*Data segment*
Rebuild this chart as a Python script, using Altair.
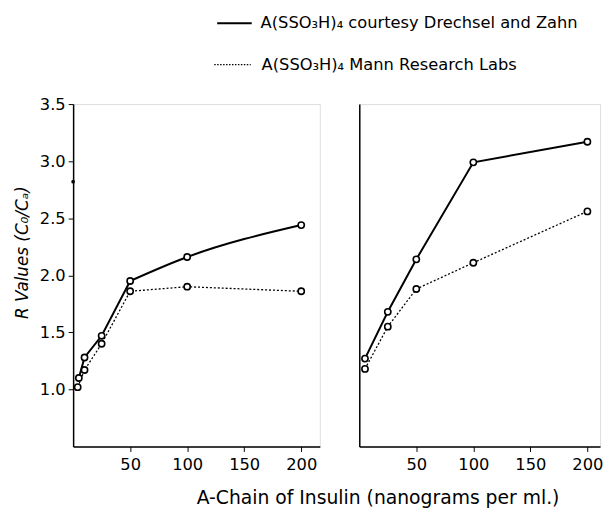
import altair as alt
import pandas as pd

FONT = "DejaVu Sans"

series_names = ["A(SSO₃H)₄ courtesy Drechsel and Zahn", "A(SSO₃H)₄ Mann Research Labs"]
x_title = "A-Chain of Insulin (nanograms per ml.)"
y_title = "R Values (C₀/Cₐ)"

# Left panel
left_x_solid = [5, 10, 25, 50, 100, 200]
left_y_solid = [1.10, 1.28, 1.47, 1.95, 2.16, 2.44]
left_x_dot = [4, 10, 25, 50, 100, 200]
left_y_dot = [1.02, 1.17, 1.40, 1.86, 1.90, 1.86]
left_stray_x = [0]
left_stray_y = [2.82]

# Right panel
right_x = [5, 25, 50, 100, 200]
right_y_solid = [1.27, 1.68, 2.14, 2.99, 3.17]
right_y_dot = [1.18, 1.55, 1.88, 2.11, 2.56]

x_ticks = [50, 100, 150, 200]
y_ticks = [1.0, 1.5, 2.0, 2.5, 3.0, 3.5]

PW_L, PW_R, PH = 250, 244, 347
XMAX_L, XMAX_R = 216.3, 211.1


def panel(xs_s, ys_s, xs_d, ys_d, xmax, width, left):
    x_axis = alt.Axis(values=x_ticks, title=None, format="d", tickSize=5, labelPadding=5,
                      labelFontSize=16.5, labelFont=FONT, grid=False, domainColor="black",
                      tickColor="black", labelColor="black", domainWidth=1.5)
    if left:
        y_axis = alt.Axis(values=y_ticks, format=".1f", title=y_title, titleFontStyle="italic",
                          titleFontWeight="normal", titleFontSize=17, titleFont=FONT,
                          titleX=-42, titleY=150, titleColor="black",
                          tickSize=5, labelPadding=3, labelFontSize=16.5, labelFont=FONT,
                          grid=False, domainColor="black", tickColor="black",
                          labelColor="black", domainWidth=1.5)
    else:
        y_axis = alt.Axis(title=None, labels=False, ticks=False, grid=False,
                          domainColor="black", domainWidth=1.5)
    yenc = alt.Y("y:Q", scale=alt.Scale(domain=[0.5, 3.5], nice=False, zero=False), axis=y_axis)
    xe = alt.X("x:Q", scale=alt.Scale(domain=[0, xmax], nice=False, zero=False), axis=x_axis)

    ds = pd.DataFrame({"x": xs_s, "y": ys_s})
    dd = pd.DataFrame({"x": xs_d, "y": ys_d})
    if left:
        # straight segments up to 50, smooth bend beyond (as drawn in the original)
        solid_a = alt.Chart(ds).transform_filter("datum.x <= 50").mark_line(
            color="black", strokeWidth=2).encode(x=xe, y=yenc)
        solid_b = alt.Chart(ds).transform_filter("datum.x >= 50").mark_line(
            color="black", strokeWidth=2, interpolate="monotone").encode(x=xe, y=yenc)
        solid_layers = [solid_a, solid_b]
    else:
        solid_layers = [alt.Chart(ds).mark_line(color="black", strokeWidth=2).encode(x=xe, y=yenc)]
    dotted = alt.Chart(dd).mark_line(color="black", strokeWidth=1.3, strokeDash=[2, 2]).encode(x=xe, y=yenc)
    pts_s = alt.Chart(ds).mark_point(shape="circle", filled=True, fill="white", stroke="black",
                                     strokeWidth=1.6, size=40, opacity=1).encode(x=xe, y=yenc)
    pts_d = alt.Chart(dd).mark_point(shape="circle", filled=True, fill="white", stroke="black",
                                     strokeWidth=1.6, size=40, opacity=1).encode(x=xe, y=yenc)
    layers = solid_layers + [dotted, pts_s, pts_d]
    if left:
        stray = pd.DataFrame({"x": left_stray_x, "y": left_stray_y})
        layers.append(alt.Chart(stray).mark_circle(color="black", size=14, opacity=1, clip=False)
                      .encode(x=xe, y=yenc))
        one = pd.DataFrame({"k": [0]})
        layers.append(alt.Chart(one).mark_rule(color="black", strokeWidth=2)
                      .encode(x=alt.value(146), x2=alt.value(181), y=alt.value(-82)))
        layers.append(alt.Chart(one).mark_rule(color="black", strokeWidth=1.3, strokeDash=[1.5, 1.5])
                      .encode(x=alt.value(143), x2=alt.value(180), y=alt.value(-40)))
        l1 = pd.DataFrame({"label": [series_names[0]]})
        l2 = pd.DataFrame({"label": [series_names[1]]})
        lt = pd.DataFrame({"label": [x_title]})
        layers.append(alt.Chart(l1).mark_text(align="left", baseline="middle", font=FONT,
                                              fontSize=16.5, color="black")
                      .encode(x=alt.value(190), y=alt.value(-82), text="label:N"))
        layers.append(alt.Chart(l2).mark_text(align="left", baseline="middle", font=FONT,
                                              fontSize=16.5, color="black")
                      .encode(x=alt.value(191), y=alt.value(-40), text="label:N"))
        layers.append(alt.Chart(lt).mark_text(align="center", baseline="middle", font=FONT,
                                              fontSize=19, color="black")
                      .encode(x=alt.value(309), y=alt.value(399), text="label:N"))
    return alt.layer(*layers).properties(width=width, height=PH)


left = panel(left_x_solid, left_y_solid, left_x_dot, left_y_dot, XMAX_L, PW_L, True)
right = panel(right_x, right_y_solid, right_x, right_y_dot, XMAX_R, PW_R, False)

chart = alt.hconcat(left, right, spacing=40, bounds="flush").properties(
    padding={"left": 5, "top": 3, "right": 0, "bottom": 0}
).configure_view(stroke=None).configure(background="white")

chart.save("out.html", embed_options={"renderer": "svg", "actions": False})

*To be done*
Exclude every picture and copy the remaining data exactly.

*Task solution*
Rebuild this chart as a Python script, using Altair.
import altair as alt
import pandas as pd

FONT = "DejaVu Sans"

series_names = ["A(SSO₃H)₄ courtesy Drechsel and Zahn", "A(SSO₃H)₄ Mann Research Labs"]
x_title = "A-Chain of Insulin (nanograms per ml.)"
y_title = "R Values (C₀/Cₐ)"

# Left panel
left_x_solid = [5, 10, 25, 50, 100, 200]
left_y_solid = [1.10, 1.28, 1.47, 1.95, 2.16, 2.44]
left_x_dot = [4, 10, 25, 50, 100, 200]
left_y_dot = [1.02, 1.17, 1.40, 1.86, 1.90, 1.86]
left_stray_x = [0]
left_stray_y = [2.82]

# Right panel
right_x = [5, 25, 50, 100, 200]
right_y_solid = [1.27, 1.68, 2.14, 2.99, 3.17]
right_y_dot = [1.18, 1.55, 1.88, 2.11, 2.56]

x_ticks = [50, 100, 150, 200]
y_ticks = [1.0, 1.5, 2.0, 2.5, 3.0, 3.5]

PW_L, PW_R, PH = 250, 244, 347
XMAX_L, XMAX_R = 216.3, 211.1


def panel(xs_s, ys_s, xs_d, ys_d, xmax, width, left):
    x_axis = alt.Axis(values=x_ticks, title=None, format="d", tickSize=5, labelPadding=5,
                      labelFontSize=16.5, labelFont=FONT, grid=False, domainColor="black",
                      tickColor="black", labelColor="black", domainWidth=1.5)
    if left:
        y_axis = alt.Axis(values=y_ticks, format=".1f", title=y_title, titleFontStyle="italic",
                          titleFontWeight="normal", titleFontSize=17, titleFont=FONT,
                          titleX=-42, titleY=150, titleColor="black",
                          tickSize=5, labelPadding=3, labelFontSize=16.5, labelFont=FONT,
                          grid=False, domainColor="black", tickColor="black",
                          labelColor="black", domainWidth=1.5)
    else:
        y_axis = alt.Axis(title=None, labels=False, ticks=False, grid=False,
                          domainColor="black", domainWidth=1.5)
    yenc = alt.Y("y:Q", scale=alt.Scale(domain=[0.5, 3.5], nice=False, zero=False), axis=y_axis)
    xe = alt.X("x:Q", scale=alt.Scale(domain=[0, xmax], nice=False, zero=False), axis=x_axis)

    ds = pd.DataFrame({"x": xs_s, "y": ys_s})
    dd = pd.DataFrame({"x": xs_d, "y": ys_d})
    if left:
        # straight segments up to 50, smooth bend beyond (as drawn in the original)
        solid_a = alt.Chart(ds).transform_filter("datum.x <= 50").mark_line(
            color="black", strokeWidth=2).encode(x=xe, y=yenc)
        solid_b = alt.Chart(ds).transform_filter("datum.x >= 50").mark_line(
            color="black", strokeWidth=2, interpolate="monotone").encode(x=xe, y=yenc)
        solid_layers = [solid_a, solid_b]
    else:
        solid_layers = [alt.Chart(ds).mark_line(color="black", strokeWidth=2).encode(x=xe, y=yenc)]
    dotted = alt.Chart(dd).mark_line(color="black", strokeWidth=1.3, strokeDash=[2, 2]).encode(x=xe, y=yenc)
    pts_s = alt.Chart(ds).mark_point(shape="circle", filled=True, fill="white", stroke="black",
                                     strokeWidth=1.6, size=40, opacity=1).encode(x=xe, y=yenc)
    pts_d = alt.Chart(dd).mark_point(shape="circle", filled=True, fill="white", stroke="black",
                                     strokeWidth=1.6, size=40, opacity=1).encode(x=xe, y=yenc)
    layers = solid_layers + [dotted, pts_s, pts_d]
    if left:
        stray = pd.DataFrame({"x": left_stray_x, "y": left_stray_y})
        layers.append(alt.Chart(stray).mark_circle(color="black", size=14, opacity=1, clip=False)
                      .encode(x=xe, y=yenc))
        one = pd.DataFrame({"k": [0]})
        layers.append(alt.Chart(one).mark_rule(color="black", strokeWidth=2)
                      .encode(x=alt.value(146), x2=alt.value(181), y=alt.value(-82)))
        layers.append(alt.Chart(one).mark_rule(color="black", strokeWidth=1.3, strokeDash=[1.5, 1.5])
                      .encode(x=alt.value(143), x2=alt.value(180), y=alt.value(-40)))
        l1 = pd.DataFrame({"label": [series_names[0]]})
        l2 = pd.DataFrame({"label": [series_names[1]]})
        lt = pd.DataFrame({"label": [x_title]})
        layers.append(alt.Chart(l1).mark_text(align="left", baseline="middle", font=FONT,
                                              fontSize=16.5, color="black")
                      .encode(x=alt.value(190), y=alt.value(-82), text="label:N"))
        layers.append(alt.Chart(l2).mark_text(align="left", baseline="middle", font=FONT,
                                              fontSize=16.5, color="black")
                      .encode(x=alt.value(191), y=alt.value(-40), text="label:N"))
        layers.append(alt.Chart(lt).mark_text(align="center", baseline="middle", font=FONT,
                                              fontSize=19, color="black")
                      .encode(x=alt.value(309), y=alt.value(399), text="label:N"))
    return alt.layer(*layers).properties(width=width, height=PH)


left = panel(left_x_solid, left_y_solid, left_x_dot, left_y_dot, XMAX_L, PW_L, True)
right = panel(right_x, right_y_solid, right_x, right_y_dot, XMAX_R, PW_R, False)

chart = alt.hconcat(left, right, spacing=40, bounds="flush").properties(
    padding={"left": 5, "top": 3, "right": 0, "bottom": 0}
).configure_view(stroke=None).configure(background="white")

chart.save("out.html", embed_options={"renderer": "svg", "actions": False})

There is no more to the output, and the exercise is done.